Sealdah, Bilaspur and Porbander coaching depots reported the maximum theft of these dustbins. Though Bilaspur has about 800 bio-toilets, it has 3,600 missing dustbin complaints. Do passengers like these dustbins?
UP's Gorakhpur holds the dubious record of the maximum missing mugs. For its 2,200 toilets, there are 16,000 complaints of missing mugs.
Now, government is making efforts to fit anti-theft devices and sensitizing passengers.
Is the quality of bio-toilets also not good?
Because there was a lag in fitting bio-toilets in passenger coaches for 2015-16, Railways decided to bulk order bio-toilets. They placed an order of supplying and installing 80,000 bio-toilets. After floating a tender, Railways awarded the contract to nine different firms.

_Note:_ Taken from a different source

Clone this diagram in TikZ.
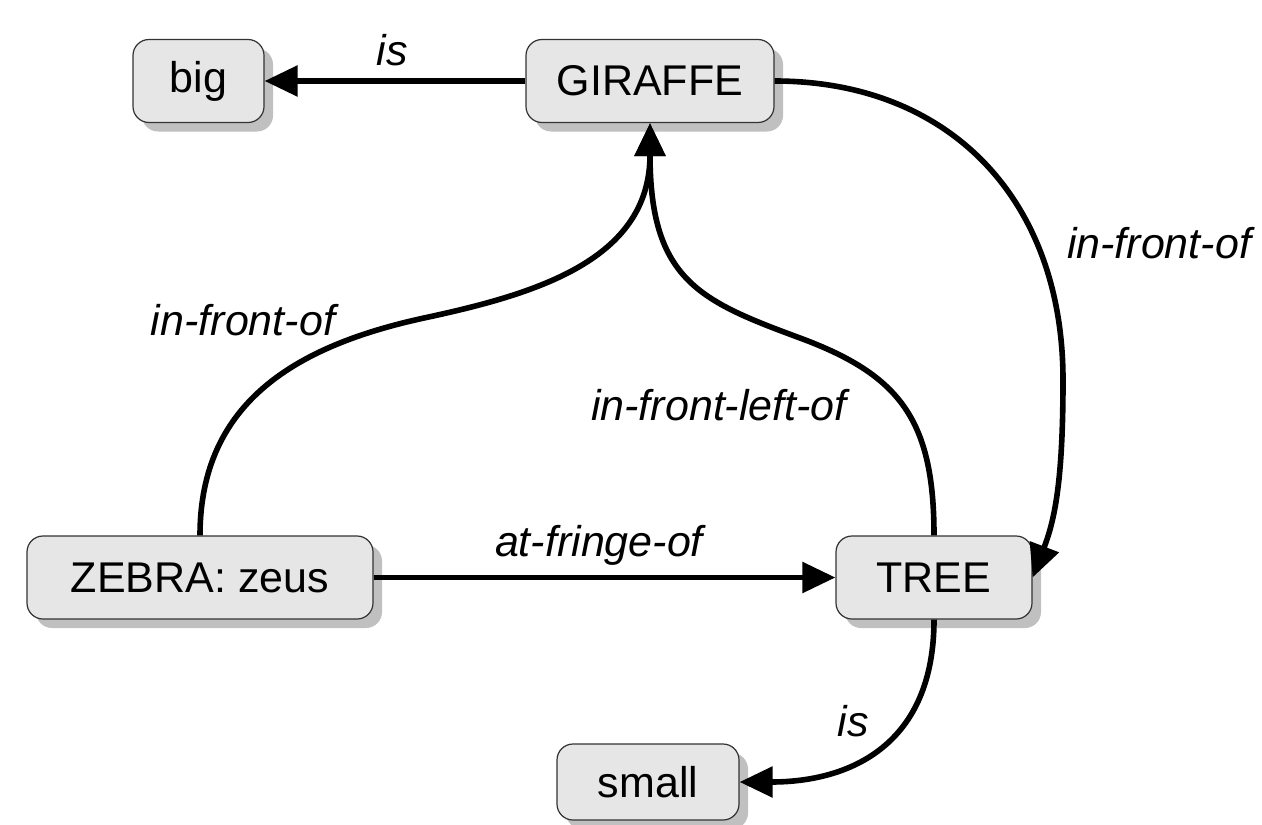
\documentclass[tikz,border=0pt]{standalone}
\usepackage{fontspec}
\setmainfont{Liberation Sans}
\usetikzlibrary{arrows.meta,shadows}
\definecolor{boxfill}{HTML}{E6E6E6}
\definecolor{boxline}{HTML}{333333}
\definecolor{shade}{HTML}{C0C0C0}
\begin{document}
\begin{tikzpicture}[x=0.5pt,y=-0.5pt,
  concept/.style={draw=boxline, line width=0.6pt, fill=boxfill, rounded corners=8pt,
    minimum height=41.5pt, inner sep=0pt, font=\fontsize{21.5}{26}\selectfont,
    drop shadow={shadow xshift=4.5pt, shadow yshift=-4.5pt, fill=shade, opacity=1}},
  rel/.style={line width=2.8pt, -{Triangle[length=16.5pt,width=15pt]}},
  lbl/.style={font=\fontsize{21.5}{26}\selectfont\itshape, inner sep=0pt}]
  \fill[white] (0,0) rectangle (1262,824);
  \useasboundingbox (0,0) rectangle (1262,824);

  % concepts
  \node[concept, minimum width=65.5pt] (big) at (198.5,81) {big};
  \node[concept, minimum width=124pt] (giraffe) at (650,81) {GIRAFFE};
  \node[concept, minimum width=173pt] (zebra) at (200,577.5) {ZEBRA: zeus};
  \node[concept, minimum width=98pt] (tree) at (934,577.5) {TREE};
  \node[concept, minimum width=91pt, minimum height=38pt] (small) at (648,782) {small};

  % relations
  \draw[rel] (giraffe.west) -- (big.east);
  \draw[rel] (zebra.east) -- (tree.west);
  \draw[rel] (giraffe.east) .. controls (950,81) and (1063,200) .. (1063,380)
             .. controls (1063,480) and (1055,519) .. (tree.east);
  \draw[rel] (zebra.north) .. controls (200,400) and (300,345) .. (424,318)
             .. controls (536,294) and (650,260) .. (giraffe.south);
  \draw[rel] (tree.north) .. controls (934,420) and (900,375) .. (800,338)
             .. controls (700,301) and (650,280) .. (giraffe.south);
  \draw[rel] (tree.south) .. controls (934,745) and (850,782) .. (small.east);

  % relation labels
  \node[lbl] (lisbig) at (392,50) {is};
  \node[lbl] (lfront1) at (1159,243) {in-front-of};
  \node[lbl] (lfront2) at (243,320) {in-front-of};
  \node[lbl] (lfrontleft) at (719,405) {in-front-left-of};
  \node[lbl] (lfringe) at (599,545) {at-fringe-of};
  \node[lbl] (lissmall) at (853,721) {is};
\end{tikzpicture}
\end{document}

Of the nine firms, seven had pending complaints of quantity and quality for material supplied to Zonal Railways.
Is the supervisory staff trained in maintaining the toilets?
It seems Railways has also not invested enough in training its staff in maintaining toilets. CAG found that only one in three supervisors and one in four workers responsible for the bio-toilets were trained in maintaining them.
Despite these issues, government remains ambitious!
Despite problems, government remains committed to installing bio-toilets in all coaches by 2019. In 2017-18, the target is 40,000 bio-toilets.
Theoretically, bio-toilets adhere to PM Modi's Swachh Bharat dream. However, in practice, apart from lack of public awareness, Railways has to deal with working features like ball-valve failure.
CAG's findings suggest that Railways has a long way to go in making bio-toilets a success!